Related Work & Insights¶
- vs. Predictive Coding (Rao & Ballard 1999): PC is also iterative but communicates via continuous membrane potentials; iPVAE uses discrete spike communication, which is more biologically plausible, and natural gradient descent converges faster than vanilla gradient descent.
- vs. Standard VAE (Kingma & Welling 2014): VAEs perform single-step inference with an amortized encoder; iPVAE requires no encoder network, uses 25× fewer parameters, and generalizes better to OOD inputs.
- vs. LCA (Rozell et al. 2008): LCA is the deterministic, non-spiking predecessor of iPVAE—the two achieve nearly identical performance, but iPVAE additionally benefits from a probabilistic framework and online learning.
- vs.
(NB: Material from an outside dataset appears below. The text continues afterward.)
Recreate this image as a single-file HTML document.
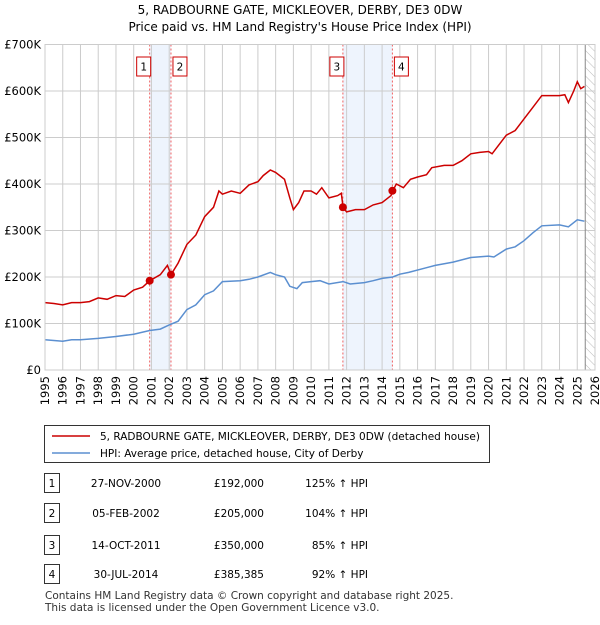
<!DOCTYPE html>
<html><head><meta charset="utf-8"><style>
body{margin:0;background:#fff;font-family:"Liberation Sans","DejaVu Sans",sans-serif;}
svg text{font-family:"DejaVu Sans","Liberation Sans",sans-serif;}
</style></head><body>
<svg id="c" width="600" height="620" xmlns="http://www.w3.org/2000/svg">
<defs><pattern id="hatch" width="6" height="6" patternUnits="userSpaceOnUse" patternTransform="rotate(-45)"><line x1="0" y1="0" x2="0" y2="6" stroke="#bbb" stroke-width="1"/></pattern></defs>
<text x="300" y="14" text-anchor="middle" font-size="12">5, RADBOURNE GATE, MICKLEOVER, DERBY, DE3 0DW</text>
<text x="300" y="31" text-anchor="middle" font-size="12">Price paid vs. HM Land Registry's House Price Index (HPI)</text>
<g id="plot"></g>
<g>
<rect x="44.5" y="425.5" width="445" height="37" fill="#fff" stroke="#333"/>
<line x1="52" y1="436" x2="90" y2="436" stroke="#cc0000" stroke-width="1.5"/>
<text x="100" y="440" font-size="10.5">5, RADBOURNE GATE, MICKLEOVER, DERBY, DE3 0DW (detached house)</text>
<line x1="52" y1="453" x2="90" y2="453" stroke="#5b8fd0" stroke-width="1.5"/>
<text x="100" y="457" font-size="10.5">HPI: Average price, detached house, City of Derby</text>
</g>
<g id="table" font-size="10.5"></g>
<text x="45" y="599" font-size="10.5" fill="#333">Contains HM Land Registry data © Crown copyright and database right 2025.</text>
<text x="45" y="611" font-size="10.5" fill="#333">This data is licensed under the Open Government Licence v3.0.</text>
</svg>
<script>
const yTickLabels=["£0","£100K","£200K","£300K","£400K","£500K","£600K","£700K"];
const yTickValues=[0,100,200,300,400,500,600,700];
const years=[1995,1996,1997,1998,1999,2000,2001,2002,2003,2004,2005,2006,2007,2008,2009,2010,2011,2012,2013,2014,2015,2016,2017,2018,2019,2020,2021,2022,2023,2024,2025,2026];
const redT=[1995,1995.5,1996,1996.5,1997,1997.5,1998,1998.5,1999,1999.5,2000,2000.5,2000.9,2001.5,2001.9,2002.1,2002.5,2003,2003.5,2004,2004.5,2004.8,2005,2005.5,2006,2006.5,2007,2007.3,2007.7,2008,2008.5,2008.8,2009,2009.3,2009.6,2010,2010.3,2010.6,2011,2011.5,2011.7,2011.8,2012,2012.5,2013,2013.5,2014,2014.5,2014.6,2014.8,2015.2,2015.6,2016,2016.5,2016.8,2017.5,2018,2018.5,2019,2019.5,2020,2020.2,2020.5,2021,2021.5,2022,2022.5,2023,2023.5,2024,2024.3,2024.5,2024.8,2025,2025.2,2025.4];
const redV=[145,143,140,145,145,147,155,152,160,158,172,178,192,205,225,205,230,270,290,330,350,385,378,385,380,398,405,418,430,425,410,370,345,360,385,385,378,392,370,375,380,350,340,345,345,355,360,375,385,400,392,410,415,420,435,440,440,450,465,468,470,465,480,505,515,540,565,590,590,590,592,575,600,620,605,610];
const blueT=[1995,1996,1996.5,1997,1998,1999,2000,2000.9,2001.5,2002,2002.5,2003,2003.5,2004,2004.5,2005,2006,2006.5,2007,2007.7,2008,2008.5,2008.8,2009.2,2009.5,2010,2010.5,2011,2011.8,2012.2,2013,2013.5,2014,2014.6,2015,2015.5,2016.5,2017,2018,2019,2020,2020.3,2021,2021.5,2022,2022.5,2023,2024,2024.5,2025,2025.4];
const blueV=[65,62,65,65,68,72,77,85,88,97,105,130,140,162,170,190,192,195,200,210,205,200,180,175,188,190,192,185,190,185,188,192,197,200,206,210,220,225,232,242,245,243,260,265,278,295,310,312,308,323,320];
const saleLabels=["1","2","3","4"];
const saleT=[2000.9,2002.1,2011.79,2014.58];
const saleV=[192,205,350,385.385];
const saleDates=["27-NOV-2000","05-FEB-2002","14-OCT-2011","30-JUL-2014"];
const salePrices=["£192,000","£205,000","£350,000","£385,385"];
const saleHpi=["125% ↑ HPI","104% ↑ HPI","85% ↑ HPI","92% ↑ HPI"];
const X0=45,X1=595,Y0=370,Y1=44.5;
const x=t=>X0+(t-1995)/(2026-1995)*(X1-X0);
const y=v=>Y0-v/700*(Y0-Y1);
const NS="http://www.w3.org/2000/svg";
const plot=document.getElementById('plot');
function mk(tag,at,parent){const e=document.createElementNS(NS,tag);for(const k in at)e.setAttribute(k,at[k]);(parent||plot).appendChild(e);return e;}
let e;
e=mk('rect',{x:x(saleT[0]),y:Y1,width:x(saleT[1])-x(saleT[0]),height:Y0-Y1,fill:'#eef4fd'});


e=mk('rect',{x:x(saleT[2]),y:Y1,width:x(saleT[3])-x(saleT[2]),height:Y0-Y1,fill:'#eef4fd'});


e=mk('rect',{x:x(2025.45),y:Y1,width:X1-x(2025.45),height:Y0-Y1,fill:'url(#hatch)'});


years.forEach(yr=>{
 e=mk('line',{x1:x(yr),x2:x(yr),y1:Y1,y2:Y0,stroke:'#ccc','stroke-width':1});
 
 
 e=mk('text',{x:0,y:0,'font-size':11.5,'text-anchor':'end',transform:`translate(${x(yr)+4},${Y0+6}) rotate(-90)`});
 e.textContent=yr;
 
 
});
yTickValues.forEach((v,i)=>{
 e=mk('line',{x1:X0,x2:X1,y1:y(v),y2:y(v),stroke:'#ccc','stroke-width':1});
 
 
 e=mk('text',{x:X0-4,y:y(v)+4,'font-size':11.5,'text-anchor':'end'});
 e.textContent=yTickLabels[i];
 
 
});
e=mk('line',{x1:x(2025.45),x2:x(2025.45),y1:Y1,y2:Y0,stroke:'#888','stroke-width':1});


saleT.forEach((t,i)=>{
 e=mk('line',{x1:x(t),x2:x(t),y1:Y1,y2:Y0,stroke:'#f06060','stroke-width':1,'stroke-dasharray':'2,2'});
 
 
});
const pts=(T,V)=>T.map((t,i)=>x(t).toFixed(1)+','+y(V[i]).toFixed(1)).join(' ');
e=mk('polyline',{points:pts(blueT,blueV),fill:'none',stroke:'#5b8fd0','stroke-width':1.5});


e=mk('polyline',{points:pts(redT,redV),fill:'none',stroke:'#cc0000','stroke-width':1.5});


saleT.forEach((t,i)=>{
 e=mk('circle',{cx:x(t),cy:y(saleV[i]),r:4,fill:'#cc0000'});
 
 
 const bx=x(t)-(i%2==0?13:-2);
 e=mk('rect',{x:bx,y:57,width:14,height:19,fill:'#fff',stroke:'#cc0000'});
 
 
 e=mk('text',{x:bx+7,y:70.5,'font-size':10.5,'text-anchor':'middle'});
 e.textContent=saleLabels[i];
 
 
});
e=mk('rect',{x:X0,y:Y1,width:X1-X0,height:Y0-Y1,fill:'none',stroke:'#ccc'});


const tbl=document.getElementById('table');
const rowY=[483,513,545,574];
saleLabels.forEach((l,i)=>{
 const ry=rowY[i];
 e=mk('rect',{x:44.5,y:ry-9.5,width:15,height:19,fill:'#fff',stroke:'#333'},tbl);
 
 
 e=mk('text',{x:52,y:ry+4,'text-anchor':'middle'},tbl);e.textContent=l;
 
 
 e=mk('text',{x:126,y:ry+4,'text-anchor':'middle'},tbl);e.textContent=saleDates[i];
 
 
 e=mk('text',{x:264,y:ry+4,'text-anchor':'end'},tbl);e.textContent=salePrices[i];
 
 
 e=mk('text',{x:368,y:ry+4,'text-anchor':'end'},tbl);e.textContent=saleHpi[i];
 
 
});
</script>
</body></html>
Bayesian Learning Rule (Khan & Rue 2023): FOND applies the BLR at the inference level—BLR unifies learning algorithms, while FOND unifies inference algorithms.
Rating¶
- Novelty: ⭐⭐⭐⭐ The framework deriving concrete spiking networks from first principles is highly original, though the underlying techniques (natural gradient, Poisson VAE) already exist.
- Experimental Thoroughness: ⭐⭐⭐⭐ Model comparisons are comprehensive and systematic (9 models × multiple hyperparameters), but dataset scale is limited.
- Writing Quality: ⭐⭐⭐⭐⭐ The paper is excellently organized, progressing logically from unified background → framework definition → concrete derivation → experimental validation.
- Value: ⭐⭐⭐⭐ Builds a meaningful bridge between computational neuroscience and machine learning.